Take the lines from the head of the listing through the one bearing "anchor=base, yshift=-15.5pt]north:Replace primary" and copy them exactly, leaving every picture out.

**RECORDS SUPPLIED:**
☆ ☆ ☆ ☆ ☆

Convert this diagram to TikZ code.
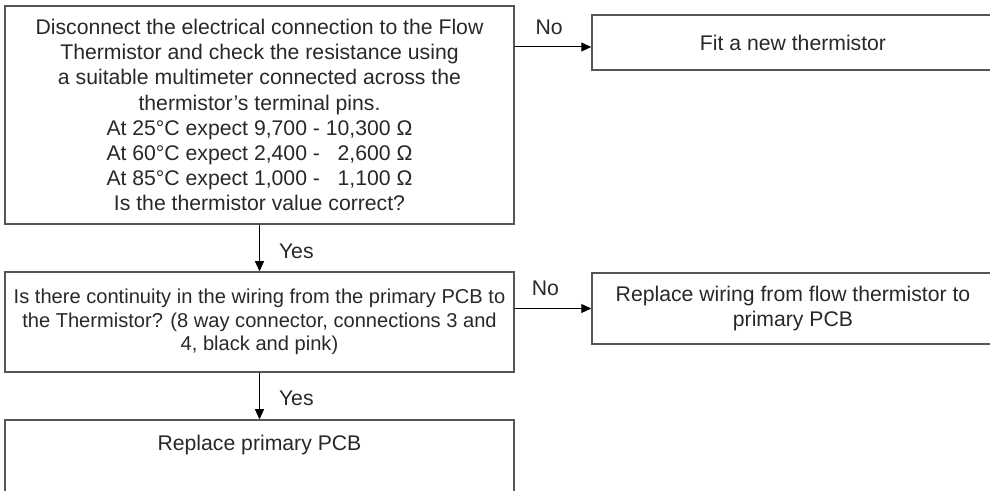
\documentclass[tikz,border=0pt]{standalone}
\usepackage{fontspec}
\setmainfont{Liberation Sans}
\usepackage{tikz}
\usetikzlibrary{arrows.meta, positioning}
\usepackage{xcolor}
\definecolor{boxline}{RGB}{85,85,85}
\definecolor{inktext}{RGB}{40,40,40}

\tikzset{
  stepbox/.style={draw=boxline, line width=0.75pt, align=center, inner sep=0pt,
    minimum width=254.5pt, text=inktext, font={\fontsize{10.6pt}{12.55pt}\selectfont}},
  sidebox/.style={stepbox, minimum width=201pt},
  arr/.style={-{Triangle[length=5pt, width=4.5pt]}, line width=0.5pt, black},
  lbl/.style={inner sep=0pt, text=inktext, font={\fontsize{10.6pt}{12.55pt}\selectfont}}
}

\begin{document}
\begin{tikzpicture}[x=0.5pt, y=-0.5pt]
  \useasboundingbox (0,0) rectangle (990,491);
  \clip (0,0) rectangle (990,491);
  % thermistor check
  \node[stepbox, minimum height=109pt] (test) at (259.5,115)
    {Disconnect the electrical connection to the Flow\\
     Thermistor and check the resistance using\\
     a suitable multimeter connected across the\\
     thermistor’s terminal pins.\\
     At 25°C expect 9,700 - 10,300 Ω\\
     At 60°C expect 2,400 -\ \ \ 2,600 Ω\\
     At 85°C expect 1,000 -\ \ \ 1,100 Ω\\
     Is the thermistor value correct?};
  \node[sidebox, minimum height=27.5pt] (fit) at (793,42.5) {Fit a new thermistor};
  % wiring check
  \node[stepbox, minimum height=50pt, font={\fontsize{10.05pt}{11.7pt}\selectfont}] (wiring) at (259.5,322)
    {Is there continuity in the wiring from the primary PCB to\\
     the Thermistor? (8 way connector, connections 3 and\\
     4, black and pink)};
  \node[sidebox, minimum height=35.5pt, font={\fontsize{10.6pt}{12.8pt}\selectfont}] (wire) at (793,308.5)
    {Replace wiring from flow thermistor to\\ primary PCB};
  % last step (runs off the page)
  \node[stepbox, minimum height=60pt,
    label={[lbl, anchor=base, yshift=-15.5pt]north:Replace primary PCB}] (pcb) at (259.5,480) {};

  % connectors
  \coordinate (nofit) at ([yshift=-2.25pt]fit.west);
  \draw[arr] (nofit -| test.east) -- node[lbl, above=6pt, pos=0.45] {No} (nofit);
  \draw[arr] (test.south) -- node[lbl, right=9.5pt, pos=0.58] {Yes} (wiring.north);
  \draw[arr] (wire.west -| wiring.east) -- node[lbl, above=6pt, pos=0.4] {No} (wire.west);
  \draw[arr] (wiring.south) -- node[lbl, right=9.5pt, pos=0.55] {Yes} (pcb.north);
\end{tikzpicture}
\end{document}
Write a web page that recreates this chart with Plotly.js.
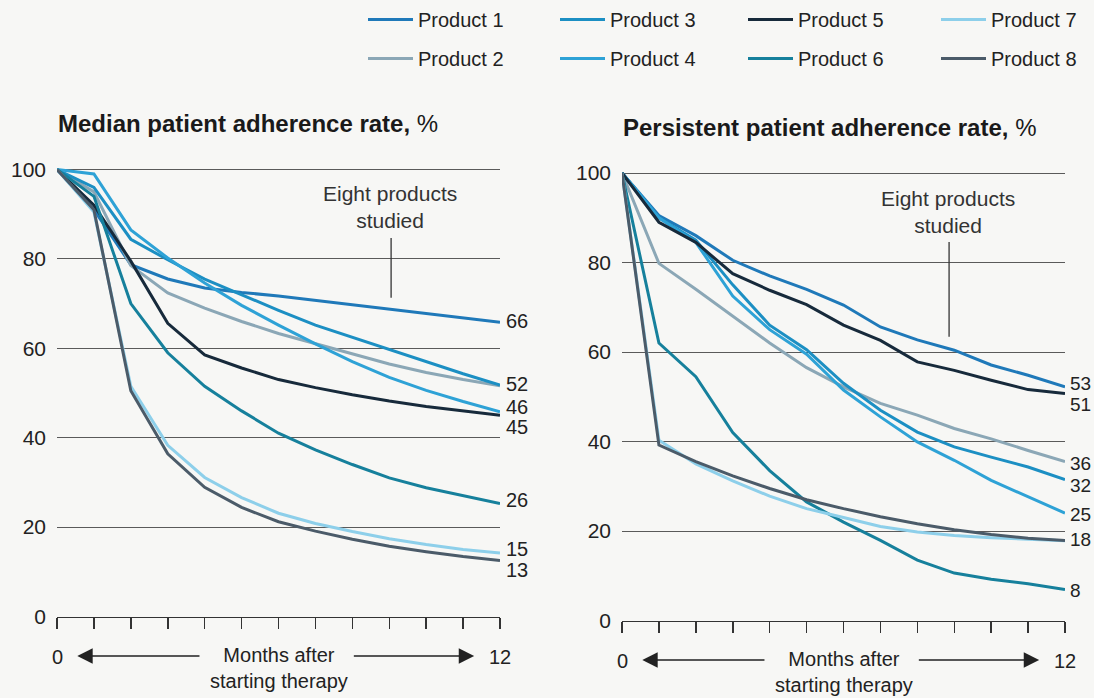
<!DOCTYPE html>
<html>
<head>
<meta charset="utf-8">
<script src="https://cdn.plot.ly/plotly-3.0.1.min.js"></script>
<style>
  html, body { margin: 0; padding: 0; background: #f7f7f5; }
  #chart { width: 1094px; height: 698px; }
</style>
</head>
<body>
<div id="chart"></div>
<script>
// ---------------- DATA ----------------
const months = [0, 1, 2, 3, 4, 5, 6, 7, 8, 9, 10, 11, 12];
const productNames = ['Product 1', 'Product 2', 'Product 3', 'Product 4', 'Product 5', 'Product 6', 'Product 7', 'Product 8'];

// Median patient adherence rate, %
const medianP1 = [100, 91, 78.7, 75.5, 73.5, 72.5, 71.7, 70.7, 69.7, 68.7, 67.7, 66.7, 65.8];
const medianP2 = [100, 95, 78.5, 72.4, 69, 66, 63.3, 61, 58.7, 56.5, 54.6, 53, 51.6];
const medianP3 = [100, 96, 84.4, 79.8, 75.5, 72, 68.5, 65.2, 62.5, 59.8, 57, 54.3, 51.8];
const medianP4 = [100, 99, 86.5, 80.2, 74.6, 69.6, 65.2, 61, 57, 53.5, 50.6, 48.1, 45.8];
const medianP5 = [100, 92, 79.5, 65.6, 58.5, 55.6, 53, 51.2, 49.6, 48.2, 47, 46, 45];
const medianP6 = [100, 94, 70, 59, 51.5, 46, 41, 37.3, 34, 31, 28.8, 27, 25.3];
const medianP7 = [100, 90.5, 51.5, 38.3, 31.1, 26.6, 23.1, 20.8, 19, 17.4, 16.1, 15, 14.2];
const medianP8 = [100, 91, 50.5, 36.4, 28.9, 24.4, 21.2, 19.1, 17.3, 15.7, 14.5, 13.4, 12.5];

// Persistent patient adherence rate, %
const persistentP1 = [100, 90.5, 86, 80.5, 77, 74, 70.5, 65.6, 62.7, 60.4, 57.1, 54.8, 52.2];
const persistentP2 = [100, 79.8, 74, 68, 62, 56.5, 52.2, 48.5, 45.9, 42.9, 40.6, 38, 35.5];
const persistentP3 = [100, 90, 85, 75, 66, 60.5, 53, 47, 42.1, 38.8, 36.5, 34.3, 31.5];
const persistentP4 = [100, 90, 84.5, 72.5, 65, 59.5, 51.5, 45.5, 39.9, 35.8, 31.3, 27.6, 24];
const persistentP5 = [100, 89, 84.5, 77.5, 73.8, 70.6, 66, 62.6, 57.8, 55.9, 53.7, 51.6, 50.7];
const persistentP6 = [100, 62, 54.5, 42, 33.5, 26.5, 22, 17.9, 13.5, 10.6, 9.2, 8.2, 6.9];
const persistentP7 = [100, 40.3, 35, 31.2, 27.8, 25, 23, 21, 19.8, 19, 18.5, 18.1, 17.8];
const persistentP8 = [100, 39.2, 35.5, 32.3, 29.5, 27, 25, 23.2, 21.6, 20.3, 19.2, 18.4, 17.9];

const medianEndLabels = ['66', '52', '46', '45', '26', '15', '13'];
const persistentEndLabels = ['53', '51', '36', '32', '25', '18', '8'];
const yTickValues = [0, 20, 40, 60, 80, 100];
const monthTicks = months;

const medianSeries = [medianP1, medianP2, medianP3, medianP4, medianP5, medianP6, medianP7, medianP8];
const persistentSeries = [persistentP1, persistentP2, persistentP3, persistentP4, persistentP5, persistentP6, persistentP7, persistentP8];

// ---------------- STYLE ----------------
const FONT = 'Liberation Sans, Arial, Helvetica, sans-serif';
const TXT = '#222222';
const colors = ['#1f79b9', '#8ba7b6', '#1c8fc3', '#2ea2d6', '#172a3b', '#16809c', '#8dcfea', '#4b5b69'];
// vertical pixel nudges for end labels (layout only)
const medianLabelShift = [0, 0, 4, -12, 0, 0, -12];
const persistentLabelShift = [0, -12, -4, -8, -6, 0, -6];
// legend column for each product (4 columns x 2 rows)
const legendIds = ['legend', 'legend', 'legend2', 'legend2', 'legend3', 'legend3', 'legend4', 'legend4'];

const W = 1094, H = 698;
const px = v => v / W;
const py = v => 1 - v / H;

const traces = [];
productNames.forEach((name, i) => {
  traces.push({
    x: months, y: medianSeries[i], xaxis: 'x', yaxis: 'y',
    type: 'scatter', mode: 'lines', name: name,
    legend: legendIds[i], legendgroup: name, showlegend: true,
    line: { color: colors[i], width: 3 }, hoverinfo: 'skip'
  });
});
productNames.forEach((name, i) => {
  traces.push({
    x: months, y: persistentSeries[i], xaxis: 'x2', yaxis: 'y2',
    type: 'scatter', mode: 'lines', name: name,
    legendgroup: name, showlegend: false,
    line: { color: colors[i], width: 3 }, hoverinfo: 'skip'
  });
});

function xAxis(domain, anchor) {
  return {
    domain: domain, anchor: anchor, range: [0, 12], fixedrange: true,
    showgrid: false, zeroline: false, showline: true, linecolor: '#333', linewidth: 1.5,
    ticks: 'outside', ticklen: 11, tickwidth: 1.5, tickcolor: '#333',
    tickvals: monthTicks, showticklabels: false
  };
}
function yAxis(domain, anchor) {
  return {
    domain: domain, anchor: anchor, range: [0, 102], fixedrange: true,
    tickvals: yTickValues, showgrid: true, gridcolor: '#5a5a5a', gridwidth: 1,
    zeroline: false, showline: false, ticks: '', ticklabelstandoff: 10,
    tickfont: { family: FONT, size: 21, color: TXT }
  };
}

const annotations = [];
const ann = (o) => annotations.push(Object.assign({
  showarrow: false, font: { family: FONT, size: 20, color: TXT }
}, o));

// Panel titles
ann({ xref: 'paper', yref: 'paper', x: px(56), y: py(124), xanchor: 'left', yanchor: 'middle',
  text: '<b>Median patient adherence rate,</b> %', font: { family: FONT, size: 24, color: '#1a1a1a' } });
ann({ xref: 'paper', yref: 'paper', x: px(621), y: py(128), xanchor: 'left', yanchor: 'middle',
  text: '<b>Persistent patient adherence rate,</b> %', font: { family: FONT, size: 24, color: '#1a1a1a' } });

// "Eight products studied"
ann({ xref: 'x', yref: 'y', x: 9.02, y: 91.6, xanchor: 'center', yanchor: 'middle', text: 'Eight products<br>studied', font: { family: FONT, size: 21, color: '#333' } });
ann({ xref: 'x2', yref: 'y2', x: 8.83, y: 91.3, xanchor: 'center', yanchor: 'middle', text: 'Eight products<br>studied', font: { family: FONT, size: 21, color: '#333' } });

// End labels
medianEndLabels.forEach((t, i) => ann({ xref: 'x', yref: 'y', x: 12, y: Number(t), xanchor: 'left', yanchor: 'middle', xshift: 4, yshift: medianLabelShift[i], text: t }));
persistentEndLabels.forEach((t, i) => ann({ xref: 'x2', yref: 'y2', x: 12, y: Number(t), xanchor: 'left', yanchor: 'middle', xshift: 3, yshift: persistentLabelShift[i], text: t, font: { family: FONT, size: 19, color: TXT } }));

// Bottom axis captions
[['x', 657, 668], ['x2', 661, 672]].forEach(([xr, yRow, yText]) => {
  ann({ xref: xr, yref: 'paper', x: 0, y: py(yRow), xanchor: 'center', yanchor: 'middle', text: '0' });
  ann({ xref: xr, yref: 'paper', x: 12, y: py(yRow), xanchor: 'center', yanchor: 'middle', text: '12' });
  ann({ xref: xr, yref: 'paper', x: 6, y: py(yText), xanchor: 'center', yanchor: 'middle', text: 'Months after<br>starting therapy' });
  annotations.push({ xref: xr, yref: 'paper', x: 0.55, y: py(yRow - 1), axref: xr, ax: 3.9, ayref: 'pixel', ay: 0, text: '', showarrow: true, arrowhead: 2, arrowsize: 2.2, arrowwidth: 1.4, arrowcolor: '#222' });
  annotations.push({ xref: xr, yref: 'paper', x: 11.3, y: py(yRow - 1), axref: xr, ax: 8.0, ayref: 'pixel', ay: 0, text: '', showarrow: true, arrowhead: 2, arrowsize: 2.2, arrowwidth: 1.4, arrowcolor: '#222' });
});

const shapes = [
  { type: 'line', xref: 'x', yref: 'y', x0: 9.05, x1: 9.05, y0: 84.7, y1: 71.3, line: { color: '#333', width: 1.3 } },
  { type: 'line', xref: 'x2', yref: 'y2', x0: 8.86, x1: 8.86, y0: 84.6, y1: 63.4, line: { color: '#333', width: 1.3 } }
];

const legendBase = {
  orientation: 'v', xanchor: 'left', yanchor: 'top', y: py(0),
  font: { family: FONT, size: 20, color: TXT }, bgcolor: 'rgba(0,0,0,0)',
  itemwidth: 45, tracegroupgap: 10, itemclick: false, itemdoubleclick: false
};

const layout = {
  width: W, height: H,
  margin: { l: 0, r: 0, t: 0, b: 0 },
  paper_bgcolor: '#f7f7f5', plot_bgcolor: '#f7f7f5',
  font: { family: FONT, color: TXT },
  showlegend: true,
  legend: Object.assign({}, legendBase, { x: px(363) }),
  legend2: Object.assign({}, legendBase, { x: px(555) }),
  legend3: Object.assign({}, legendBase, { x: px(743) }),
  legend4: Object.assign({}, legendBase, { x: px(936) }),
  xaxis: xAxis([px(57), px(500)], 'y'),
  yaxis: yAxis([1 - 616.5 / H, 1 - 160.56 / H], 'x'),
  xaxis2: xAxis([px(622), px(1065)], 'y2'),
  yaxis2: yAxis([1 - 620.5 / H, 1 - 164.05 / H], 'x2'),
  annotations: annotations,
  shapes: shapes
};

Plotly.newPlot('chart', traces, layout, { displayModeBar: false, staticPlot: true });
</script>
</body>
</html>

☆ ☆ ☆ ☆ ☆

**TASK RESULT:**
Convert this diagram to TikZ code.
\documentclass[tikz,border=0pt]{standalone}
\usepackage{fontspec}
\setmainfont{Liberation Sans}
\usepackage{tikz}
\usetikzlibrary{arrows.meta, positioning}
\usepackage{xcolor}
\definecolor{boxline}{RGB}{85,85,85}
\definecolor{inktext}{RGB}{40,40,40}

\tikzset{
  stepbox/.style={draw=boxline, line width=0.75pt, align=center, inner sep=0pt,
    minimum width=254.5pt, text=inktext, font={\fontsize{10.6pt}{12.55pt}\selectfont}},
  sidebox/.style={stepbox, minimum width=201pt},
  arr/.style={-{Triangle[length=5pt, width=4.5pt]}, line width=0.5pt, black},
  lbl/.style={inner sep=0pt, text=inktext, font={\fontsize{10.6pt}{12.55pt}\selectfont}}
}

\begin{document}
\begin{tikzpicture}[x=0.5pt, y=-0.5pt]
  \useasboundingbox (0,0) rectangle (990,491);
  \clip (0,0) rectangle (990,491);
  % thermistor check
  \node[stepbox, minimum height=109pt] (test) at (259.5,115)
    {Disconnect the electrical connection to the Flow\\
     Thermistor and check the resistance using\\
     a suitable multimeter connected across the\\
     thermistor’s terminal pins.\\
     At 25°C expect 9,700 - 10,300 Ω\\
     At 60°C expect 2,400 -\ \ \ 2,600 Ω\\
     At 85°C expect 1,000 -\ \ \ 1,100 Ω\\
     Is the thermistor value correct?};
  \node[sidebox, minimum height=27.5pt] (fit) at (793,42.5) {Fit a new thermistor};
  % wiring check
  \node[stepbox, minimum height=50pt, font={\fontsize{10.05pt}{11.7pt}\selectfont}] (wiring) at (259.5,322)
    {Is there continuity in the wiring from the primary PCB to\\
     the Thermistor? (8 way connector, connections 3 and\\
     4, black and pink)};
  \node[sidebox, minimum height=35.5pt, font={\fontsize{10.6pt}{12.8pt}\selectfont}] (wire) at (793,308.5)
    {Replace wiring from flow thermistor to\\ primary PCB};
  % last step (runs off the page)
  \node[stepbox, minimum height=60pt,
    label={[lbl, anchor=base, yshift=-15.5pt]north:Replace primary PCB}] (pcb) at (259.5,480) {};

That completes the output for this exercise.